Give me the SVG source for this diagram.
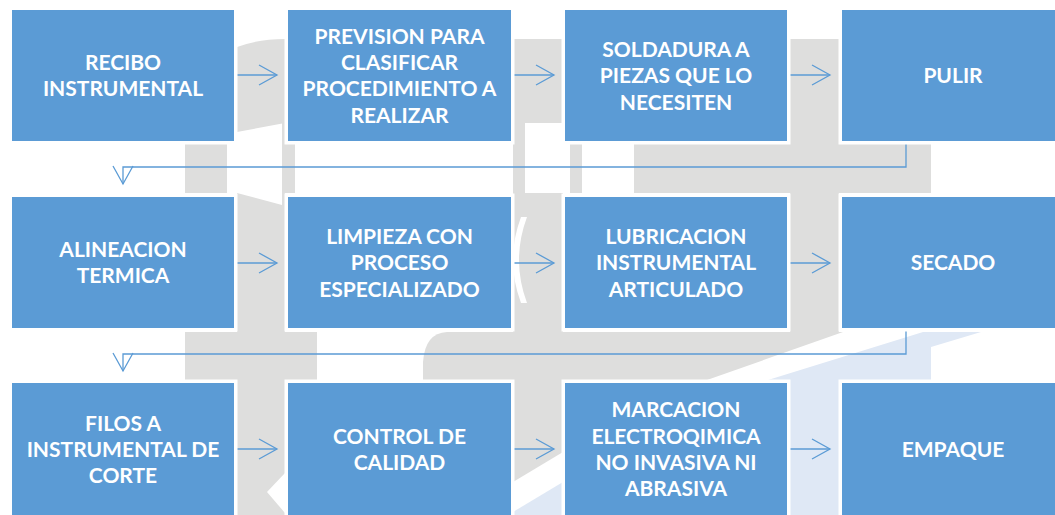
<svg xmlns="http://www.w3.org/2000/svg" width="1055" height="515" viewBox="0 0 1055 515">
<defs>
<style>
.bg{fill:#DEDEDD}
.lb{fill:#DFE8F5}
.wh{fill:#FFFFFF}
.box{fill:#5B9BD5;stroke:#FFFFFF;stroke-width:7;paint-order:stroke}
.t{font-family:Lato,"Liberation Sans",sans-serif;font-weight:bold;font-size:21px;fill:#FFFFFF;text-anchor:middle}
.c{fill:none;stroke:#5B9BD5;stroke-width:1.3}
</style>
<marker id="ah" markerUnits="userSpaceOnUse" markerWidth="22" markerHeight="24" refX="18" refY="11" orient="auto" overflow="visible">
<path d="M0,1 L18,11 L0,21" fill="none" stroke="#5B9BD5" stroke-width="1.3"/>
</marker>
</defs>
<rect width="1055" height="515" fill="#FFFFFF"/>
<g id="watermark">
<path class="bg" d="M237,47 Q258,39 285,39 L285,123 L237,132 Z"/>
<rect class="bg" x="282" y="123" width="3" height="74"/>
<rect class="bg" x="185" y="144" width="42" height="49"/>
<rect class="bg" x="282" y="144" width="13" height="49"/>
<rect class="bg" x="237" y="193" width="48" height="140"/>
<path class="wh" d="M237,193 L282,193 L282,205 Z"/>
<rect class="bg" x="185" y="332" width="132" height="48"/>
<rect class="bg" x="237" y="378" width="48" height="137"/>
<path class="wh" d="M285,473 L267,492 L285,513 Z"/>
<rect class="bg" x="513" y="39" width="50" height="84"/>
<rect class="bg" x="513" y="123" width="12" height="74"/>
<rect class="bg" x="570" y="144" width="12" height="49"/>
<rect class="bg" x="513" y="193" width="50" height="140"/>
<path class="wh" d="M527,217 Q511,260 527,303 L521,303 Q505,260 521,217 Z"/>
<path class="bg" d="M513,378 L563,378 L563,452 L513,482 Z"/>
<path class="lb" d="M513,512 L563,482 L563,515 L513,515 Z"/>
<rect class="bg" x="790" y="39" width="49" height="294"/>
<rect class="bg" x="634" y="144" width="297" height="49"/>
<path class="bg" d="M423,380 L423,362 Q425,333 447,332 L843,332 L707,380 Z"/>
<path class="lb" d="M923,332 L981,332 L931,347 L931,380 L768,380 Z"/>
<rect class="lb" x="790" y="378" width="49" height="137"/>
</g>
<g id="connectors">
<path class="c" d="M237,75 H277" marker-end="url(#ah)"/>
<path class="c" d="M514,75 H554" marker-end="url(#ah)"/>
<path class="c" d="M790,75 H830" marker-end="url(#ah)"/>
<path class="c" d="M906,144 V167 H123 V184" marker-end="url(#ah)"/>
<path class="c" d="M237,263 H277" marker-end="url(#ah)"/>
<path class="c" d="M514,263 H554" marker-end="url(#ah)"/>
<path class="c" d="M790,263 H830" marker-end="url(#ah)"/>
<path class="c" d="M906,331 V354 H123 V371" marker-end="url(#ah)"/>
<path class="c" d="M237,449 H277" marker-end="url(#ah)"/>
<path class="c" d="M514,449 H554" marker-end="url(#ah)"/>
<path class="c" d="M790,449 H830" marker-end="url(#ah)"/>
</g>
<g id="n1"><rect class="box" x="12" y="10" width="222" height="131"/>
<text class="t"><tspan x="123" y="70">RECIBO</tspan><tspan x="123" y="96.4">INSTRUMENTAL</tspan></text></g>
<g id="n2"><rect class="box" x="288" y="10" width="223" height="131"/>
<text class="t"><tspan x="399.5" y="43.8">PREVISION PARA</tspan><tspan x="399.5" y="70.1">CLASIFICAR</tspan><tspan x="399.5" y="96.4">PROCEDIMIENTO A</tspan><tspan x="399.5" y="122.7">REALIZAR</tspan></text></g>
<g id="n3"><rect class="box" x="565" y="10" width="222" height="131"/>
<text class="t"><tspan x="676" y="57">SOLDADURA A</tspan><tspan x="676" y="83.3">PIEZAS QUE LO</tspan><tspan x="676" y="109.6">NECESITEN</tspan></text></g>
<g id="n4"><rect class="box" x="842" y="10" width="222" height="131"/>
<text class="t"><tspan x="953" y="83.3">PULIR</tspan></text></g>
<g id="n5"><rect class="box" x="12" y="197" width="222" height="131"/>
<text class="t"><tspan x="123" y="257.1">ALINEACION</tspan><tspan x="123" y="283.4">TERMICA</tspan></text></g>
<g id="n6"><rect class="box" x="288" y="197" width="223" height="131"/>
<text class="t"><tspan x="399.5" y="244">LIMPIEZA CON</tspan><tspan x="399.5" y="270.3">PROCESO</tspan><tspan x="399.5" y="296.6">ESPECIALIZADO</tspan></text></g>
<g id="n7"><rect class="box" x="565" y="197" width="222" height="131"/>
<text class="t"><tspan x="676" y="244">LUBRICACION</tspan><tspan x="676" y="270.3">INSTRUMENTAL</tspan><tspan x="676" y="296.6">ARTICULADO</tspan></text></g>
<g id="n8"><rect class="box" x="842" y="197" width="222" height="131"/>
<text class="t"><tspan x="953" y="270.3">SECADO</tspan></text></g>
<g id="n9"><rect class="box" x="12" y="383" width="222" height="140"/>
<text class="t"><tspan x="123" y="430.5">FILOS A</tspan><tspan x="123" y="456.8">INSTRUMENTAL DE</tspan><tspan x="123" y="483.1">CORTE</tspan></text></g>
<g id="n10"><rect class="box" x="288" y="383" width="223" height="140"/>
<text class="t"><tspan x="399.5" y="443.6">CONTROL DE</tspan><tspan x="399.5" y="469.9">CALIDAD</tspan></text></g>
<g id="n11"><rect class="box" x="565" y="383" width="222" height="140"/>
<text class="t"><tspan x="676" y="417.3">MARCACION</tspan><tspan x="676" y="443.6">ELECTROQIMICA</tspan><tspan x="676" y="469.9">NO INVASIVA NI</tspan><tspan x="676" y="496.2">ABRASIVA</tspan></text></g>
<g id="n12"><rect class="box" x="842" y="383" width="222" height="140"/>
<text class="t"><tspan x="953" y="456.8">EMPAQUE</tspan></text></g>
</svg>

========================================================================

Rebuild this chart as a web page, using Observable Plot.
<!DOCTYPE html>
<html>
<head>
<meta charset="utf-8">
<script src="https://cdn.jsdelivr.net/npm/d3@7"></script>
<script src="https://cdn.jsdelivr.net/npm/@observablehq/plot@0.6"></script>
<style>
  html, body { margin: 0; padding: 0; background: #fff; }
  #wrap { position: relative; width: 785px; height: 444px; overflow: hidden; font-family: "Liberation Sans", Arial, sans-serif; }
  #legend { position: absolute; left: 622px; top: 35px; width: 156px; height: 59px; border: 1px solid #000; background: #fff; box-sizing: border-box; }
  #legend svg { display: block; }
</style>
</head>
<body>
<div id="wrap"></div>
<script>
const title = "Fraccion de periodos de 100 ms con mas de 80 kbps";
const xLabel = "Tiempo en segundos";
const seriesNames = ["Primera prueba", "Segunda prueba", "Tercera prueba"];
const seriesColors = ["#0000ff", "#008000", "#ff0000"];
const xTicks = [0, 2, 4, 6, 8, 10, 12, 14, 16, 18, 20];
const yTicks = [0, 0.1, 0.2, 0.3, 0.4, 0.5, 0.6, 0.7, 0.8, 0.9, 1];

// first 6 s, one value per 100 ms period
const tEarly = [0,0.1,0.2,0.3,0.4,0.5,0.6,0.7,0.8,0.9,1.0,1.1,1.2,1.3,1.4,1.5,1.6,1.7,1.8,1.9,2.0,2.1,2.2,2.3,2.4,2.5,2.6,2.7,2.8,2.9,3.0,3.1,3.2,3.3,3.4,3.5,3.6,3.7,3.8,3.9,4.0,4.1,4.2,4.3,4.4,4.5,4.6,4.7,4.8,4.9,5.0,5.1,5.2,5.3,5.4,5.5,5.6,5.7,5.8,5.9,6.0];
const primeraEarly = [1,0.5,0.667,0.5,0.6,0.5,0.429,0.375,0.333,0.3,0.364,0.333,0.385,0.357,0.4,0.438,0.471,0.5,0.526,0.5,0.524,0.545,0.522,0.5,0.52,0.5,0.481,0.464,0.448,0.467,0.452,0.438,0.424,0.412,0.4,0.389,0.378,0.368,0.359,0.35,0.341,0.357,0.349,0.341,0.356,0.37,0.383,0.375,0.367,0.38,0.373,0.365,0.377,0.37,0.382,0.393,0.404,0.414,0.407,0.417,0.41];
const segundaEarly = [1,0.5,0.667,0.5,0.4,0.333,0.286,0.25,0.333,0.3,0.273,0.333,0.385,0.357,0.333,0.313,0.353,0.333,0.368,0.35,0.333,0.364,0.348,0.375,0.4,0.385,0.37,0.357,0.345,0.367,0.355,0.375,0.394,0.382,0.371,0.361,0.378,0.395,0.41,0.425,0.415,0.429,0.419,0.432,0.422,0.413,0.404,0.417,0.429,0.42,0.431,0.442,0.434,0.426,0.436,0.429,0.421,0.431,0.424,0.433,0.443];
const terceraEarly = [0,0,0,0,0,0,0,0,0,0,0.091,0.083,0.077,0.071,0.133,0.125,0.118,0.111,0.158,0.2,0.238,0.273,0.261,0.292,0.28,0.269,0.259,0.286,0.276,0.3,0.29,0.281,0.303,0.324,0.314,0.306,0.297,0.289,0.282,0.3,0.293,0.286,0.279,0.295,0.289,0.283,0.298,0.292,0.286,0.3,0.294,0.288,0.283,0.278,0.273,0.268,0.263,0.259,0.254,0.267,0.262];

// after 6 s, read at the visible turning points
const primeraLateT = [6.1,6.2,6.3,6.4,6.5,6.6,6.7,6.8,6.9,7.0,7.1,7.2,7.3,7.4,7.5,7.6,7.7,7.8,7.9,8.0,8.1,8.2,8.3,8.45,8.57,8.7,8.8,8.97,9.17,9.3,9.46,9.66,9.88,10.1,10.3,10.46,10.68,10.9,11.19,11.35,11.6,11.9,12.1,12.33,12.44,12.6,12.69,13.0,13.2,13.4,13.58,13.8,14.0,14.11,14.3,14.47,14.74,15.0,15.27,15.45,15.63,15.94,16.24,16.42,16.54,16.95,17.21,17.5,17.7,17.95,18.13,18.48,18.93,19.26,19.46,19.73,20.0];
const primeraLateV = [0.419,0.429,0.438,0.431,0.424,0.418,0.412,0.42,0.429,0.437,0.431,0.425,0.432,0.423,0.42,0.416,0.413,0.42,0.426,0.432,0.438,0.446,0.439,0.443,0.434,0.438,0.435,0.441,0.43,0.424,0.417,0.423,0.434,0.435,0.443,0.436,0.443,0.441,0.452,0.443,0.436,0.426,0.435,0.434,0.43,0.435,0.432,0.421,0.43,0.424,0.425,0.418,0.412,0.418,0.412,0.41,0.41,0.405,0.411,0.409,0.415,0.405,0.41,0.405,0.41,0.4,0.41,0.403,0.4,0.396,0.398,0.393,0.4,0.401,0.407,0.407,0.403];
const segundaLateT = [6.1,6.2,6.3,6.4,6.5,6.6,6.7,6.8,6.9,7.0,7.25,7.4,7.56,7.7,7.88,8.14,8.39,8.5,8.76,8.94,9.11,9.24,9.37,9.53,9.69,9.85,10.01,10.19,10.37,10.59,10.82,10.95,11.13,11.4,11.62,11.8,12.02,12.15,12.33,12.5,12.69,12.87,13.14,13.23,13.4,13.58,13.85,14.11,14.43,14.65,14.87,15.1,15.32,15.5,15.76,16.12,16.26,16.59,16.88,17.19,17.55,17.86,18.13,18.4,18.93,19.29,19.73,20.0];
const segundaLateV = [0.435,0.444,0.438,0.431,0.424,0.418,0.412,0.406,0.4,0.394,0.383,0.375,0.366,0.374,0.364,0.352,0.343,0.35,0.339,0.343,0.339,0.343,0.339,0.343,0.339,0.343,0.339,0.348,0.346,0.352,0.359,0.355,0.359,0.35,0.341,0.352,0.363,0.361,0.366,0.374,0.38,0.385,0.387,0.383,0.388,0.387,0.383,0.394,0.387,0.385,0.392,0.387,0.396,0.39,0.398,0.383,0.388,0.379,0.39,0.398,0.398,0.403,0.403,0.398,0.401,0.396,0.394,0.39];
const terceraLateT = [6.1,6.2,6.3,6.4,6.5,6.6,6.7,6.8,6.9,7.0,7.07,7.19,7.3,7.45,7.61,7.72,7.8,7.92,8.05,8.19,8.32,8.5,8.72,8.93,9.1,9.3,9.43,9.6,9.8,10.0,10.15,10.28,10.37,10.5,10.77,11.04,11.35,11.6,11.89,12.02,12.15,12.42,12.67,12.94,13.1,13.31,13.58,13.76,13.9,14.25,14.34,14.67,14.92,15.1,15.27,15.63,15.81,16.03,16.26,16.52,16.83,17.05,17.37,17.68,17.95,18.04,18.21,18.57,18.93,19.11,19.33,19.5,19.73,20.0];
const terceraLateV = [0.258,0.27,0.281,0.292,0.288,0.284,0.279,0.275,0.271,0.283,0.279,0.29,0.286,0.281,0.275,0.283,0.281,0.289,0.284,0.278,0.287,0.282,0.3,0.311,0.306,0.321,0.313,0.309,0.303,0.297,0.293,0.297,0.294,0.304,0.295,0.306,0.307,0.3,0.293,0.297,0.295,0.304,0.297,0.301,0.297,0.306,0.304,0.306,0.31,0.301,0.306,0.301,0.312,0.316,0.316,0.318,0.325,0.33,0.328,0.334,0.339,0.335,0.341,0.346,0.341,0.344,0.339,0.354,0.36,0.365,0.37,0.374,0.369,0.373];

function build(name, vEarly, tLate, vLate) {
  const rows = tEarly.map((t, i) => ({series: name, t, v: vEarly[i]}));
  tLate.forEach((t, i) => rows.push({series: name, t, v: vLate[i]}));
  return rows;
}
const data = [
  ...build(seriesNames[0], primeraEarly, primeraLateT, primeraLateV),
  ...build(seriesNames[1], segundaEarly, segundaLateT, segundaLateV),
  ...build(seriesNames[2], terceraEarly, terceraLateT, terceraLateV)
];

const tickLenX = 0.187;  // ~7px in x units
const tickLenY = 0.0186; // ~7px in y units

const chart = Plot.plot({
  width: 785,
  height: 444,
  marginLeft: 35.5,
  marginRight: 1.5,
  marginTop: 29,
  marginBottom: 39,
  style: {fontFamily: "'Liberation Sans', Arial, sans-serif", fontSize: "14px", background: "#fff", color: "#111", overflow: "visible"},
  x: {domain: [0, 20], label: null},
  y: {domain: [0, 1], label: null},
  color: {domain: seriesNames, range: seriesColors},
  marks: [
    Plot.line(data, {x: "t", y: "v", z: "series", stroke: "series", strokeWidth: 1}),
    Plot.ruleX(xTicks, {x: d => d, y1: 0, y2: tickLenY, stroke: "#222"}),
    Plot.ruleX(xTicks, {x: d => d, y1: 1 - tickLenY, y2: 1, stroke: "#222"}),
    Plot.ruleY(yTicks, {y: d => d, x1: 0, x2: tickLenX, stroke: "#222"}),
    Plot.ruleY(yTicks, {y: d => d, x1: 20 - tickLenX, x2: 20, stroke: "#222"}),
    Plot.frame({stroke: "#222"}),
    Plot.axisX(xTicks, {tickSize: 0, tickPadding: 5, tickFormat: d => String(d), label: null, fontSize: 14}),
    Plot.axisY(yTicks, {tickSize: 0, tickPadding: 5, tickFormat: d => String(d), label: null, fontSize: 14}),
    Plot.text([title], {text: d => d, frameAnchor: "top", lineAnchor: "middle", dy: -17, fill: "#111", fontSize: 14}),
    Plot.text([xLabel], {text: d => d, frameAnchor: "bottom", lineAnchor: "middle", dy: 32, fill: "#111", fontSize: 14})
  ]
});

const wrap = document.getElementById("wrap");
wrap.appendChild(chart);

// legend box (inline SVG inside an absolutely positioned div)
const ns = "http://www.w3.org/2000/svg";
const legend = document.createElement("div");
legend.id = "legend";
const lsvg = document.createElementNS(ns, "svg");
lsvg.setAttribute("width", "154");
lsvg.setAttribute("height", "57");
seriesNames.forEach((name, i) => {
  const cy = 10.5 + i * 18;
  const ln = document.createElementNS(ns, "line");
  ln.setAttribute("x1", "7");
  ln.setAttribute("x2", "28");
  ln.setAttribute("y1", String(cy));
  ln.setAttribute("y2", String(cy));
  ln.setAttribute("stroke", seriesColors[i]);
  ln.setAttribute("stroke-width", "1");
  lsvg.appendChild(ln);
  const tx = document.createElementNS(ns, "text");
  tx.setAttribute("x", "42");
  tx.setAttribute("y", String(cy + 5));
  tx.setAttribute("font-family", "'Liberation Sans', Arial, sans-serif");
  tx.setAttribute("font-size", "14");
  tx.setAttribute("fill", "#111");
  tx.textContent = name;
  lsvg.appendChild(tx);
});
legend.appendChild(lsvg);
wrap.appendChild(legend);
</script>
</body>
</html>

========================================================================

Exercise description ▸ Tally the lines containing "this". Provide the number without any other words.

Response to the task ▸ 2